In this world, nothing can be said to be certain except death, taxes, and health marketing. Benjamin Franklin may have left out that last part, but if he were alive today I’m sure he would agree. From the moment you turn on a TV, pick up a magazine, or step into a grocery store, brands everywhere will try to tell you that their product can help you drop pounds, build muscle, and live healthier.
With all the talk of health foods and healthy living products, how can you know what’s helping you or hurting you? Not all health products are created equal, and some aren’t as healthy as you might think:
Many people supplement brushing and flossing their teeth with regular mouthwash rinsings, hoping to fight plaque and whiten their teeth. Some might use mouthwash as a spot treatment, fighting bad breath when it’s least desired.
However, some types of mouthwash can cause harm in ways you wouldn’t expect. Alcoholic mouthwash has been linked to increased risk of oral cancer, even in people that don’t drink or smoke. Even if your brand doesn’t contain alcohol, it might have chlorhexidine, which has been found to kill “good” bacteria that helps blood vessels relax. This can result in an increase in blood pressure, which in turn can raise your risk of heart attack or stroke.
If you’re unsure as to whether or not you should be using mouthwash, consult your dentist. Most people have no real hygenic need to include mouthwash in their cleaning regimen, but a dentist can make recommendations based on your specific needs.
A product of the past decade’s health fads, fruity smoothies are everywhere now. Packed with fruits, vegetables, and other health goodies like soy and whey protein, smoothies are marketed as healthy alternatives to other drinks and a great way to add fruits and veggies to your diet. What could go wrong?

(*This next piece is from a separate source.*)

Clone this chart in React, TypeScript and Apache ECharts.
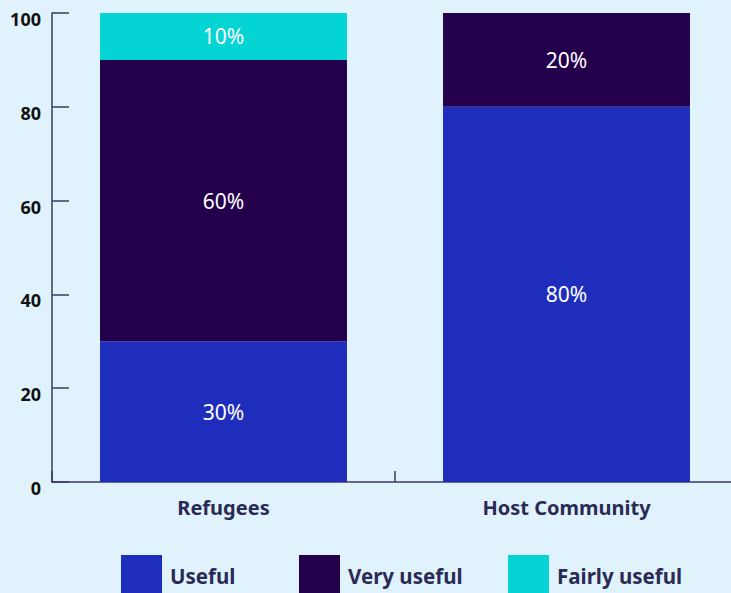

Unfortunately, smoothies are often packed with calories from sugar or other sweeteners. High amounts of sugar are present in most fruit, so this is somewhat unavoidable. However, concentrating that much fruit into a large drink (and then adding more sweeteners) will result in a very high calory count. If you’re drinking a fruit smoothie after stepping off the treadmill, you’d better be ready to jump back on afterwards – excess calories from sugar are stored in fat, resulting in weight gain if you don’t burn those calories off.
Are there still ways to get a healthy smoothie? Of course. Avoid anything with added sweeteners, sugar or not, and substitute some of those flavor fruits with low-calorie alternatives like wheatgrass or soy milk.
3. Diet soda
As much as a third of regular soda drinkers choose diet over regular, according to a recent clinical study. If you like the taste of soda, but not the excessive sugar or calorie count, doesn’t switching to diet make sense?
Perhaps not, suggests ongoing research aimed at uncovering why drinkers of diet soda have a greater risk of obesity and related health problems than drinkers of regular soda. While nothing has been solidly concluded just yet, studies have shown that artificial sweeteners increase food cravings, possibly resulting in diet soda drinkers consuming more than regular soda drinkers.
This shouldn’t come as a surprise to anyone, but soda in general is not a very healthy drink choice. If you really want to cut your calorie and sugar intake, cut soda (“diet” or otherwise) and drink water instead.
2. Toning shoes
Want to burn fat and tone your legs just by walking as much as you already do? Of course you do! That’s why toning shoes, or rocker bottom shoes, have been flying off the shelves since the 90s. So what’s the catch?
The theories behind the rocker design might not pan out in practice. Several studies have indicated that rocker bottom shoes have no greater benefit during exercise than other types of shoes. Even the toning effects are not permanent, as the muscles in your legs would quickly adapt as soon as you stopped wearing the toning shoes.
Rocker bottom shoes have been known to alleviate some strains and aches, and should be commended for that. However, they shouldn’t be considered a shortcut to toning muscle and burning fat, and neither should any other miracle apparel. The secret to a fit body isn’t that much of a secret: a healthy diet and regular exercise.
1. Fat-free food
Ah, “fat-free”. The golden standard of diet products. No mass-produced food could call itself healthy without a fat-free emblem on its packaging. The premise is simple: the food doesn’t have any fat, so you won’t gain any fat. If only life were that simple.
Unfortunately, the fat that was removed from the food’s recipe is often replaced with fillers like sugar or flour. This results in a minimal drop in food calories, at best, since fat isn’t much richer in calories than carbs or proteins. Since calories are the same regardless of their source, and excess calories are stored as fat either way, you can still gain fat by eating fat-free foods.
Instead of looking for that “fat-free” label, check the nutrition facts for the calorie count and overall nutritional balance. Make sure you’re getting a sufficient amount of fat, protein, and carbohydrates in your diet, and that you aren’t exceeding the daily calorie intake that your doctor recommends.